A wff is valid if it is true for every interpretation*. For example, the wff ∀x P(x) ⋁∃x ¬P(x) is valid for any predicate name P , because ∃x ¬P(x) is the negation of ∀x P(x). However, the wff ∀x N(x) is satisfiable but not valid.
Note that a wff is not valid iff it is unsatisfiable for a valid wff is equivalent to true. Hence its negation is false.
Two wffs W1 and W2 are equivalent if and only if W1 ↔W2 is valid, that is if and only if W1 ↔W2 is true for all interpretations.
For example ∀x P(x) and ¬∃x ¬P(x) are equivalent for any predicate name P. So are ∀x [ P(x) ⋀Q(x) ] and [ ∀x P(x) ⋀∀x Q(x) ]for any predicate names P and Q .
English sentences appearing in logical reasoning can be expressed as a wff. This makes the expressions compact and precise. It thus eliminates possibilities of misinterpretation of sentences. The use of symbolic logic also makes reasoning formal and mechanical, contributing to the simplification of the reasoning and making it less prone to errors.

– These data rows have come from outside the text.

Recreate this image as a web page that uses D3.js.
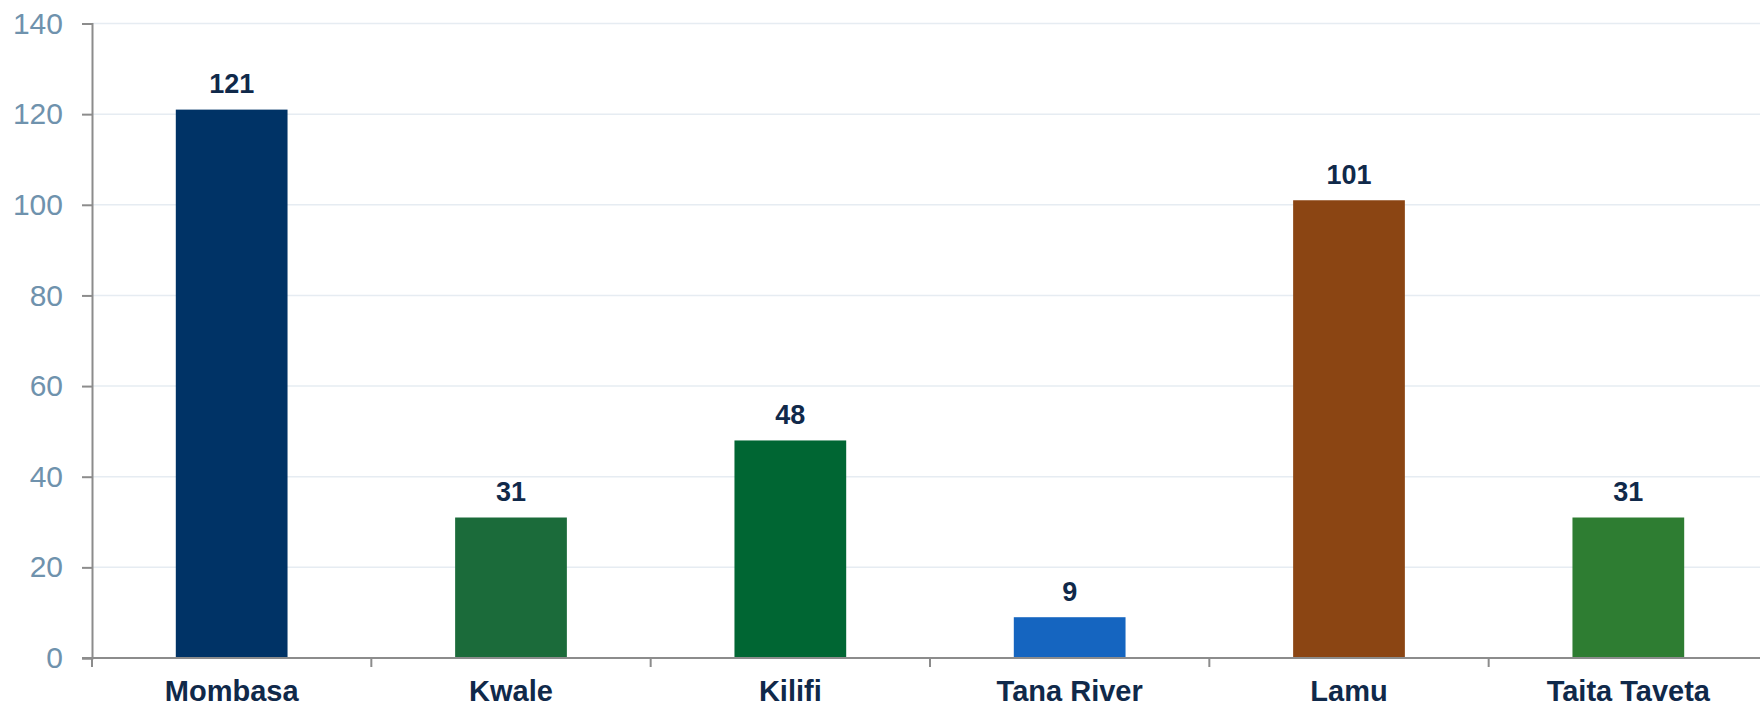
<!DOCTYPE html>
<html>
<head>
<meta charset="utf-8">
<script src="https://cdn.jsdelivr.net/npm/d3@7"></script>
<style>
  html, body { margin: 0; padding: 0; background: #ffffff; }
  svg { display: block; font-family: "Liberation Sans", Arial, sans-serif; }
</style>
</head>
<body>
<svg id="chart" width="1760" height="707"></svg>
<script>
const categories = ["Mombasa", "Kwale", "Kilifi", "Tana River", "Lamu", "Taita Taveta"];
const values = [121, 31, 48, 9, 101, 31];
const colors = ["#003366", "#1b6b3a", "#006633", "#1565c0", "#8b4513", "#2e7d32"];
const yTicks = [0, 20, 40, 60, 80, 100, 120, 140];

const svg = d3.select("#chart");
const x0 = 92, x1 = 1768, yBottom = 658, yTop = 23.5;

const x = d3.scaleBand().domain(categories).range([x0, x1]).padding(0);
const y = d3.scaleLinear().domain([0, 140]).range([yBottom, yTop]);
const barW = x.bandwidth() * 0.4;

// grid lines
svg.append("g").selectAll("line")
  .data(yTicks.filter(d => d > 0))
  .join("line")
  .attr("x1", x0).attr("x2", 1760)
  .attr("y1", d => y(d)).attr("y2", d => y(d))
  .attr("stroke", "#e6ecf2").attr("stroke-width", 1.5);

// bars
svg.append("g").selectAll("rect")
  .data(categories)
  .join("rect")
  .attr("x", (d) => x(d) + (x.bandwidth() - barW) / 2)
  .attr("width", barW)
  .attr("y", (d, i) => y(values[i]))
  .attr("height", (d, i) => y(0) - y(values[i]))
  .attr("fill", (d, i) => colors[i]);

// value labels
svg.append("g").selectAll("text")
  .data(categories)
  .join("text")
  .attr("x", d => x(d) + x.bandwidth() / 2)
  .attr("y", (d, i) => y(values[i]) - 16.5)
  .attr("text-anchor", "middle")
  .attr("font-size", 27)
  .attr("font-weight", "bold")
  .attr("fill", "#10294a")
  .text((d, i) => values[i]);

// y axis
const yAxis = svg.append("g")
  .attr("transform", `translate(${x0},0)`)
  .call(d3.axisLeft(y).tickValues(yTicks).tickSize(10).tickPadding(19));
yAxis.select(".domain").attr("stroke", "#8c8c8c").attr("stroke-width", 2);
yAxis.selectAll(".tick line").attr("stroke", "#8c8c8c").attr("stroke-width", 2);
yAxis.selectAll(".tick text")
  .attr("font-size", 30)
  .attr("fill", "#6f92ad")
  .attr("font-family", "'Liberation Sans', Arial, sans-serif");

// x axis
const xAxis = svg.append("g")
  .attr("transform", `translate(0,${yBottom})`)
  .call(d3.axisBottom(x).tickSize(0).tickPadding(22));
xAxis.select(".domain").remove();
xAxis.selectAll(".tick text")
  .attr("font-size", 29)
  .attr("font-weight", "bold")
  .attr("fill", "#10294a")
  .attr("font-family", "'Liberation Sans', Arial, sans-serif");

// x axis line and boundary ticks
svg.append("line")
  .attr("x1", 82).attr("x2", 1760)
  .attr("y1", yBottom).attr("y2", yBottom)
  .attr("stroke", "#8c8c8c").attr("stroke-width", 2);
const bounds = categories.map(d => x(d));
svg.append("g").selectAll("line")
  .data(bounds)
  .join("line")
  .attr("x1", d => d).attr("x2", d => d)
  .attr("y1", yBottom).attr("y2", yBottom + 9)
  .attr("stroke", "#8c8c8c").attr("stroke-width", 2);
</script>
</body>
</html>
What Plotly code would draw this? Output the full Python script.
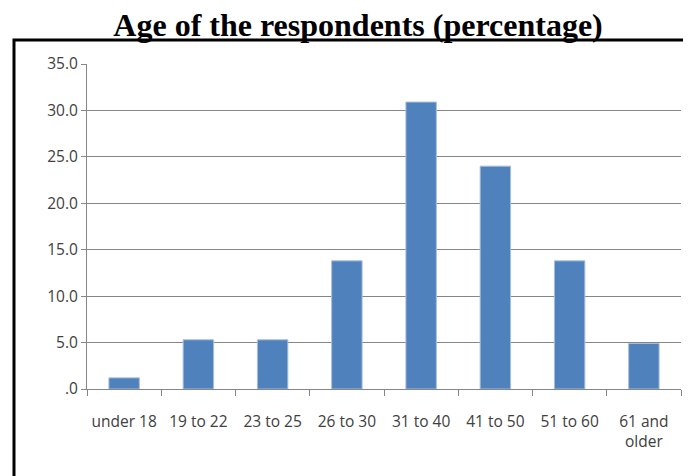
import plotly.graph_objects as go

categories = ["under 18", "19 to 22", "23 to 25", "26 to 30", "31 to 40", "41 to 50", "51 to 60", "61 and<br>older"]
values = [1.2, 5.3, 5.3, 13.8, 30.9, 24.0, 13.8, 4.9]
y_tick_vals = [0, 5, 10, 15, 20, 25, 30, 35]
y_tick_text = [".0", "5.0", "10.0", "15.0", "20.0", "25.0", "30.0", "35.0"]

fig = go.Figure(go.Bar(
    x=categories, y=values,
    marker=dict(color="#4F81BD", line=dict(color="#A7BFDE", width=1)),
    width=0.41,
))

tick_font = dict(family="Open Sans, Noto Sans, sans-serif", size=15.5, color="#404040")

fig.update_layout(
    width=683, height=468,
    margin=dict(l=79, r=10, t=56, b=87),
    paper_bgcolor="white", plot_bgcolor="white",
    title=dict(text="<b>Age of the respondents (percentage)</b>",
               font=dict(family="Liberation Serif, Times New Roman, serif", size=32, color="black"),
               x=0.5125, xanchor="center", y=0.964, yanchor="middle"),
    showlegend=False,
    xaxis=dict(showline=True, linecolor="#868686", linewidth=1,
               ticks="outside", ticklen=6, tickcolor="#868686", tickson="boundaries",
               tickangle=0, tickfont=tick_font, showgrid=False, automargin=False,
               ticklabelstandoff=18),
    yaxis=dict(range=[0, 35], tickvals=y_tick_vals, ticktext=y_tick_text,
               showline=True, linecolor="#868686", linewidth=1,
               ticks="outside", ticklen=5, tickcolor="#868686",
               showgrid=True, gridcolor="#868686", gridwidth=1,
               tickfont=tick_font, zeroline=False, automargin=False),
    shapes=[dict(type="rect", xref="paper", yref="paper",
                 x0=-0.1229, y0=-0.6, x1=1.3, y1=1.0738,
                 line=dict(color="black", width=3), layer="above")],
)

fig.write_html("out.html")
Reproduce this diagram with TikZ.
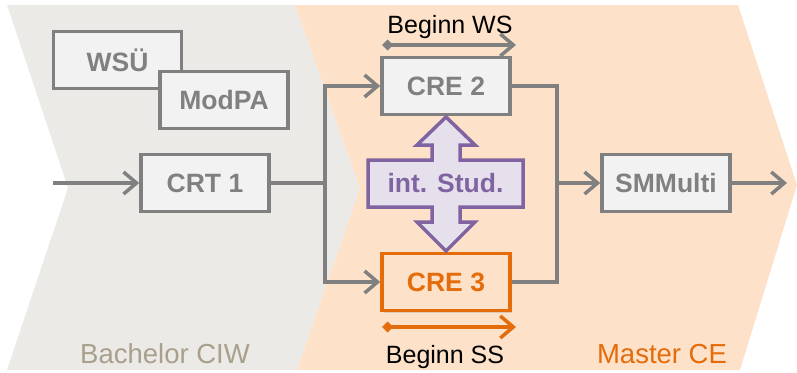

Transcribing English sentences into wffs is sometimes a non-trivial task. In this course we are concerned with the transcription using given predicate symbols and the universe. To transcribe a proposition stated in English using a given set of predicate symbols, first restate in English the proposition using the predicates, connectives, and quantifiers. Then replace the English phrases with the corresponding symbols.
Example: Given the sentence "Not every integer is even", the predicate "E(x)" meaning x is even, and that the universe is the set of integers, first restate it as "It is not the case that every integer is even" or "It is not the case that for every object x in the universe, x is even."
Then "it is not the case" can be represented by the connective "¬", "every object x in the universe" by "∀ x", and "x is even" by E(x).